Par ailleurs, le demandeur reproche au ministre de ne pas justifier des démarches qui auraient été entreprises en vue de son éloignement du pays dans les meilleurs délais et afin d’écourter au maximum sa privation de liberté. Il estime en effet qu’aucune démarche appropriée n’aurait été entreprise.
Or, il résulte des pièces versées en cause, et plus particulièrement du dossier administratif que le ministre s’est adressé dès le 15 décembre 2009 au service de la police judiciaire afin d’organiser l’éloignement du demandeur. Il résulte encore du dossier administratif que le demandeur sera rapatrié en date du 13 janvier prochain, de sorte que c’est à juste titre que le délégué du gouvernement fait valoir que les démarches auraient été accomplies avec la célérité nécessaire.
Sur base des développements qui précèdent, les démarches concrètement accomplies par les services du ministère compétent sont à considérer comme correspondant à des efforts raisonnables en vue d’organiser l’éloignement du demandeur dans les meilleurs délais et un manque de diligences de la part des autorités luxembourgeoises ne peut dès lors être valablement retenu en l’espèce, de sorte que le moyen afférent est à rejeter comme non fondé.
Le demandeur fait encore valoir que bon nombre de personnes en situation irrégulière se trouveraient sur le territoire luxembourgeois sans être inquiétées pour autant. Or, un tel moyen est à rejeter alors qu’il s’agit ici d’une simple affirmation sans rapport avec le présent litige et sans fondement juridique susceptible d’ébranler la légalité de la décision litigieuse.
Quant au moyen relatif au fait que le demandeur expose pouvoir subvenir à ses propres besoins, alors qu’il disposerait d’un contrat de travail à durée indéterminée, il y a lieu de le rejeter alors qu’il est sans pertinence dans le cadre de l’examen de la légalité d’une décision de rétention.
Il suit de l’ensemble des considérations qui précèdent que le recours sous analyse est à rejeter pour ne pas être fondé.

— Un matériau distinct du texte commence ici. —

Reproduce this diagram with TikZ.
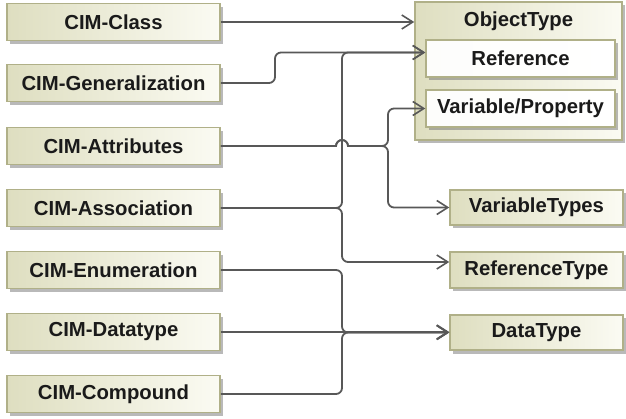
\documentclass[tikz,border=0pt]{standalone}
\usepackage{fontspec}
\newfontfamily\labelfont{Liberation Sans}
\usetikzlibrary{arrows.meta,shadows,calc}

\definecolor{boxL}{HTML}{DEDEC0}
\definecolor{boxR}{HTML}{FBFBF3}
\definecolor{boxEdge}{HTML}{B0B088}
\definecolor{wireGray}{HTML}{585858}
\definecolor{inkDark}{HTML}{1A1A1A}

\tikzset{
  labelstyle/.style={text=inkDark, font=\labelfont\bfseries\fontsize{20.3}{22}\selectfont},
  umlbox/.style={draw=boxEdge, line width=1.5pt, left color=boxL, right color=boxR,
    labelstyle, inner sep=0pt,
    drop shadow={shadow xshift=3pt, shadow yshift=-3.5pt, opacity=0.5, fill=black!55}},
  srcbox/.style={umlbox, minimum width=213pt, minimum height=37pt},
  dstbox/.style={umlbox, minimum width=173pt, minimum height=35pt},
  innerbox/.style={umlbox, left color=white!94!boxL, right color=white,
    minimum width=189pt, minimum height=37pt},
  conn/.style={draw=wireGray, line width=1.8pt, rounded corners=6pt,
    -{Straight Barb[length=11pt,width=14pt,line width=1.6pt]}},
}

\begin{document}
\begin{tikzpicture}[x=1pt,y=-1pt]
\useasboundingbox (0,0) rectangle (626,419);

% CIM source elements
\node[srcbox] (cls)   at (113.5, 22)  {CIM-Class};
\node[srcbox] (gen)   at (113.5, 83)  {CIM-Generalization};
\node[srcbox] (attr)  at (113.5, 146) {CIM-Attributes};
\node[srcbox] (assoc) at (113.5, 208) {CIM-Association};
\node[srcbox] (enum)  at (113.5, 270) {CIM-Enumeration};
\node[srcbox] (dtype) at (113.5, 332) {CIM-Datatype};
\node[srcbox] (comp)  at (113.5, 394) {CIM-Compound};

% OPC UA targets
\node[umlbox, minimum width=207pt, minimum height=138pt] (ot) at (518.5, 71) {};
\node[labelstyle] (ottitle) at (518.5, 21) {ObjectType};
\node[innerbox] (ref) at (520.5, 58.5)  {Reference};
\node[innerbox] (vp)  at (520.5, 108.5) {Variable/Property};

\node[dstbox] (vt) at (536.5, 207.5) {VariableTypes};
\node[dstbox, minimum height=36pt] (rt) at (536.5, 270) {ReferenceType};
\node[dstbox] (dt) at (536.5, 332.5) {DataType};

% routing columns and entry points
\coordinate (colA) at (275,0);
\coordinate (colB) at (342,0);
\coordinate (colC) at (388,0);
\coordinate (refIn) at ($(ref.west)+(0,-6)$);
\coordinate (rtIn)  at ($(rt.west)+(0,-8)$);
\coordinate (hopL)  at ($(colB |- attr.east)+(-6,0)$);
\coordinate (hopR)  at ($(colB |- attr.east)+(6,0)$);

% connectors
\draw[conn] (cls.east) -- (cls.east -| ot.west);
\draw[conn] (gen.east) -| (colA |- refIn) -- (refIn);
\draw[conn] (assoc.east) -| (colB |- refIn) -- (refIn);
\draw[conn] (assoc.east) -| (colB |- rtIn) -- (rtIn);

% attributes: hop over the association column, then split
\draw[conn, sharp corners] (attr.east) -- (hopL)
  arc[start angle=180, end angle=360, radius=6]
  [rounded corners=6pt] -| (colC |- vp.west) -- (vp.west);
\draw[conn, sharp corners] (attr.east) -- (hopL)
  arc[start angle=180, end angle=360, radius=6]
  [rounded corners=6pt] -| (colC |- vt.west) -- (vt.west);

\draw[conn] (enum.east) -| (colB |- dt.west) -- (dt.west);
\draw[conn] (dtype.east) -- (dtype.east -| dt.west);
\draw[conn] (comp.east) -| (colB |- dt.west) -- (dt.west);
\end{tikzpicture}
\end{document}
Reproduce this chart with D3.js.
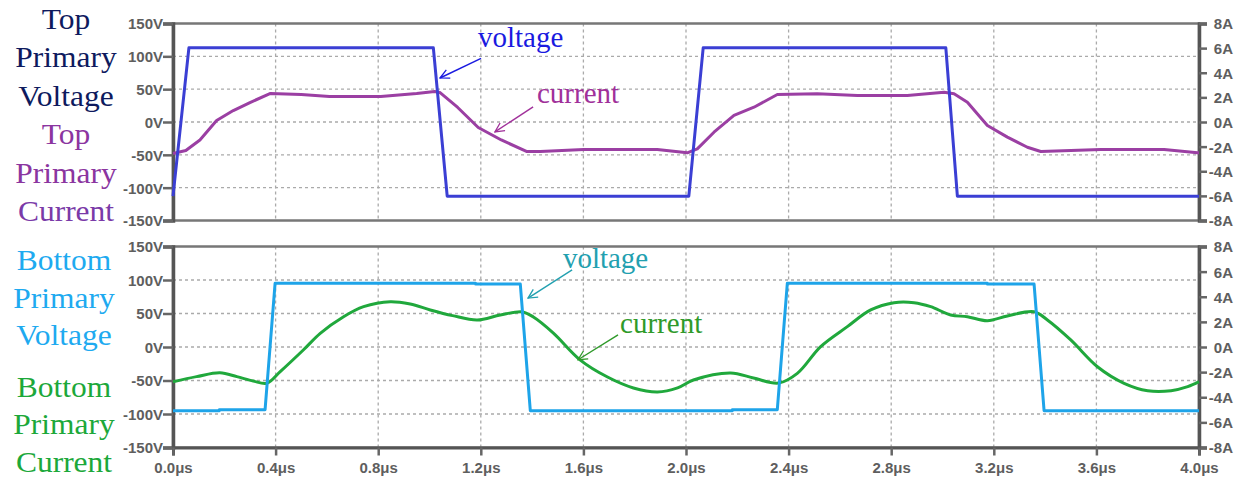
<!DOCTYPE html>
<html>
<head>
<meta charset="utf-8">
<script src="https://cdn.jsdelivr.net/npm/d3@7"></script>
<style>
  body { margin: 0; background: #fff; }
  .tick text { font-family: "Liberation Sans", Arial, sans-serif; font-weight: bold; font-size: 15px; fill: #5e5e5e; }
  .tick line { stroke: #666; stroke-width: 2.5; }
  .grid line { stroke: #aaa; stroke-width: 1.3; stroke-dasharray: 3,3; }
  .side { font-family: "Liberation Serif", "Times New Roman", serif; font-size: 30px; }
  .note { font-family: "Liberation Serif", "Times New Roman", serif; font-size: 29px; }
</style>
</head>
<body>
<div id="chart"></div>
<script>
// time ticks (us) and axis ticks
var timeTicks = [0, 0.4, 0.8, 1.2, 1.6, 2.0, 2.4, 2.8, 3.2, 3.6, 4.0];
var voltTicks = [150, 100, 50, 0, -50, -100, -150];
var ampTicks = [8, 6, 4, 2, 0, -2, -4, -6, -8];

// top primary voltage (V) vs time (us)
var topVoltT = [0, 0.062, 1.015, 1.069, 2.011, 2.067, 3.013, 3.058, 4.0];
var topVoltV = [-113, 113, 113, -113, -113, 113, 113, -113, -113];

// top primary current (A)
var topCurT = [0, 0.05, 0.105, 0.17, 0.235, 0.30, 0.38, 0.50, 0.61, 0.81, 0.95, 1.02, 1.04, 1.11, 1.19, 1.28, 1.38,
  1.432, 1.601, 1.888, 2.005, 2.044, 2.109, 2.187, 2.265, 2.356, 2.512, 2.668, 2.863, 3.006, 3.045, 3.097, 3.175,
  3.253, 3.331, 3.383, 3.617, 3.864, 3.994, 4.0];
var topCurA = [-2.56, -2.32, -1.46, 0.12, 0.93, 1.58, 2.32, 2.23, 2.07, 2.07, 2.32, 2.48, 2.40, 1.18, -0.45, -1.46, -2.40,
  -2.40, -2.23, -2.23, -2.50, -2.18, -0.83, 0.53, 1.20, 2.23, 2.29, 2.15, 2.15, 2.42, 2.29, 1.61, -0.28,
  -1.23, -2.05, -2.40, -2.23, -2.23, -2.50, -2.50];

// bottom primary voltage (V)
var botVoltT = [0, 0.18, 0.18, 0.359, 0.398, 1.18, 1.18, 1.354, 1.393, 2.18, 2.18, 2.356, 2.395, 3.175, 3.175, 3.357, 3.396, 4.0];
var botVoltV = [-95, -95, -93.5, -93.5, 95, 95, 94, 94, -95, -95, -93.5, -93.5, 95, 95, 94, 94, -95, -95];

// bottom primary current (A)
var botCurT = [0, 0.092, 0.183, 0.249, 0.313, 0.366, 0.418, 0.508, 0.574, 0.665, 0.743, 0.847, 0.925, 1.003, 1.09, 1.186,
  1.276, 1.362, 1.405, 1.483, 1.588, 1.694, 1.795, 1.889, 1.967, 2.029, 2.174, 2.263, 2.361, 2.434, 2.525, 2.629,
  2.72, 2.811, 2.889, 2.954, 3.032, 3.097, 3.175, 3.253, 3.357, 3.409, 3.50, 3.604, 3.708, 3.80, 3.891, 3.956, 4.0];
var botCurA = [-2.76, -2.36, -2.05, -2.36, -2.71, -2.89, -1.96, -0.24, 1.09, 2.41, 3.21, 3.61, 3.42, 2.95, 2.5, 2.15,
  2.55, 2.79, 2.39, 1.11, -1.04, -2.39, -3.26, -3.58, -3.26, -2.63, -2.07, -2.47, -2.87, -2.10, 0.03, 1.62,
  2.95, 3.53, 3.53, 3.21, 2.55, 2.41, 2.09, 2.47, 2.81, 2.15, 0.56, -1.57, -2.89, -3.48, -3.48, -3.16, -2.76];

var W = 1243, H = 480;
var svg = d3.select('#chart').append('svg')
  .attr('width', W)
  .attr('height', H);

var x = d3.scaleLinear().domain([0, 4]).range([173, 1199]);

var panels = [
  {
    top: 23.5, bottom: 220.5, xLabels: false,
    volt: { t: topVoltT, v: topVoltV, color: '#3b3fd4' },
    cur: { t: topCurT, v: topCurA, color: '#9b3fa3', curve: d3.curveLinear },
    side: [
      { text: 'Top', color: '#0e1a5e' }, { text: 'Primary', color: '#0e1a5e' }, { text: 'Voltage', color: '#0e1a5e' },
      { text: 'Top', color: '#8b35a0' }, { text: 'Primary', color: '#8b35a0' }, { text: 'Current', color: '#7a3aa8' }
    ],
    sideBase: [28.5, 67, 105.5, 144, 182.5, 221], sideX: 66,
    notes: [
      { text: 'voltage', color: '#1a1ae0', at: [1.189, 114], from: [1.201, 97], to: [1.041, 67] },
      { text: 'current', color: '#a0309a', at: [1.419, 29], from: [1.404, 23], to: [1.255, -15] }
    ]
  },
  {
    top: 246.5, bottom: 447.5, xLabels: true,
    volt: { t: botVoltT, v: botVoltV, color: '#1ea4e9' },
    cur: { t: botCurT, v: botCurA, color: '#20a83c', curve: d3.curveCatmullRom },
    side: [
      { text: 'Bottom', color: '#1eaaf0' }, { text: 'Primary', color: '#1eaaf0' }, { text: 'Voltage', color: '#1eaaf0' },
      { text: 'Bottom', color: '#1ca83a' }, { text: 'Primary', color: '#1ca83a' }, { text: 'Current', color: '#1ca83a' }
    ],
    sideBase: [270, 308, 345, 397, 434, 472], sideX: 64,
    notes: [
      { text: 'voltage', color: '#22a0b0', at: [1.520, 118], from: [1.556, 115], to: [1.384, 73] },
      { text: 'current', color: '#2f9a2a', at: [1.743, 21], from: [1.735, 18], to: [1.579, -19] }
    ]
  }
];

var defs = svg.append('defs');

panels.forEach(function(p, pi) {
  var yV = d3.scaleLinear().domain([-150, 150]).range([p.bottom, p.top]);
  var yA = d3.scaleLinear().domain([-8, 8]).range([p.bottom, p.top]);
  var g = svg.append('g');

  // dotted grid
  var grid = g.append('g').attr('class', 'grid');
  grid.selectAll('.hg').data(voltTicks.slice(1, -1)).enter().append('line')
    .attr('x1', x(0)).attr('x2', x(4))
    .attr('y1', function(d) { return yV(d); }).attr('y2', function(d) { return yV(d); });
  grid.selectAll('.vg').data(timeTicks.slice(1, -1)).enter().append('line')
    .attr('y1', p.top).attr('y2', p.bottom)
    .attr('x1', function(d) { return x(d); }).attr('x2', function(d) { return x(d); });

  // frame
  g.append('rect')
    .attr('x', x(0)).attr('y', p.top)
    .attr('width', x(4) - x(0)).attr('height', p.bottom - p.top)
    .attr('fill', 'none').attr('stroke', '#777').attr('stroke-width', 2.5);

  // left axis (V)
  var la = g.append('g').attr('transform', 'translate(' + x(0) + ',0)')
    .call(d3.axisLeft(yV).tickValues(voltTicks).tickSize(10).tickPadding(0)
      .tickFormat(function(d) { return d + 'V'; }));
  la.select('.domain').attr('stroke', '#555').attr('stroke-width', 3.5);
  la.selectAll('.tick text').attr('dy', '0.36em');

  // right axis (A)
  var ra = g.append('g').attr('transform', 'translate(' + x(4) + ',0)')
    .call(d3.axisRight(yA).tickValues(ampTicks).tickSize(8)
      .tickFormat(function(d) { return d + 'A'; }));
  ra.select('.domain').attr('stroke', '#555').attr('stroke-width', 3.5);
  ra.selectAll('.tick text').attr('text-anchor', 'end').attr('x', 34).attr('dy', '0.36em');

  if (p.xLabels) {
    var ba = g.append('g').attr('transform', 'translate(0,' + p.bottom + ')')
      .call(d3.axisBottom(x).tickValues(timeTicks).tickSize(8).tickPadding(7)
        .tickFormat(function(d) { return d3.format('.1f')(d) + 'μs'; }));
    ba.select('.domain').attr('stroke', '#555').attr('stroke-width', 3);
  }

  // series
  var lineV = d3.line()
    .x(function(d) { return x(d[0]); })
    .y(function(d) { return yV(d[1]); });
  var lineA = d3.line()
    .curve(p.cur.curve)
    .x(function(d) { return x(d[0]); })
    .y(function(d) { return yA(d[1]); });

  g.append('path')
    .datum(d3.zip(p.cur.t, p.cur.v))
    .attr('fill', 'none').attr('stroke', p.cur.color).attr('stroke-width', 3)
    .attr('stroke-linejoin', 'round')
    .attr('d', lineA);
  g.append('path')
    .datum(d3.zip(p.volt.t, p.volt.v))
    .attr('fill', 'none').attr('stroke', p.volt.color).attr('stroke-width', 3)
    .attr('stroke-linejoin', 'round')
    .attr('d', lineV);

  // side labels
  p.side.forEach(function(s, i) {
    svg.append('text')
      .attr('class', 'side')
      .attr('text-anchor', 'middle')
      .attr('transform', 'translate(' + p.sideX + ',' + p.sideBase[i] + ') scale(1.05,1)')
      .attr('fill', s.color)
      .text(s.text);
  });

  // annotations with arrows
  p.notes.forEach(function(n, i) {
    var id = 'arr' + pi + '_' + i;
    defs.append('marker')
      .attr('id', id)
      .attr('viewBox', '0 0 12 12')
      .attr('refX', 11).attr('refY', 6)
      .attr('markerWidth', 11).attr('markerHeight', 11)
      .attr('markerUnits', 'userSpaceOnUse')
      .attr('orient', 'auto')
      .append('path')
      .attr('d', 'M1,1 L11,6 L1,11')
      .attr('fill', 'none').attr('stroke', n.color).attr('stroke-width', 1.4);
    g.append('line')
      .attr('x1', x(n.from[0])).attr('y1', yV(n.from[1]))
      .attr('x2', x(n.to[0])).attr('y2', yV(n.to[1]))
      .attr('stroke', n.color).attr('stroke-width', 1.4)
      .attr('marker-end', 'url(#' + id + ')');
    g.append('text')
      .attr('class', 'note')
      .attr('x', x(n.at[0])).attr('y', yV(n.at[1]))
      .attr('fill', n.color)
      .text(n.text);
  });
});
</script>
</body>
</html>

Par ces motifs, le tribunal administratif, première chambre, statuant contradictoirement ;
reçoit le recours en réformation en la forme ;
au fond, le déclare sans objet et en déboute ;
reçoit le recours en annulation en la forme ;
au fond le déclare non fondé et le rejette ;
condamne le demandeur aux frais.
Ainsi jugé et prononcé à l’audience publique du 11 janvier 2010 par :
Paulette Lenert, vice-président Marc Sünnen, premier juge Thessy Kuborn, juge en présence du greffier Arny Schmit.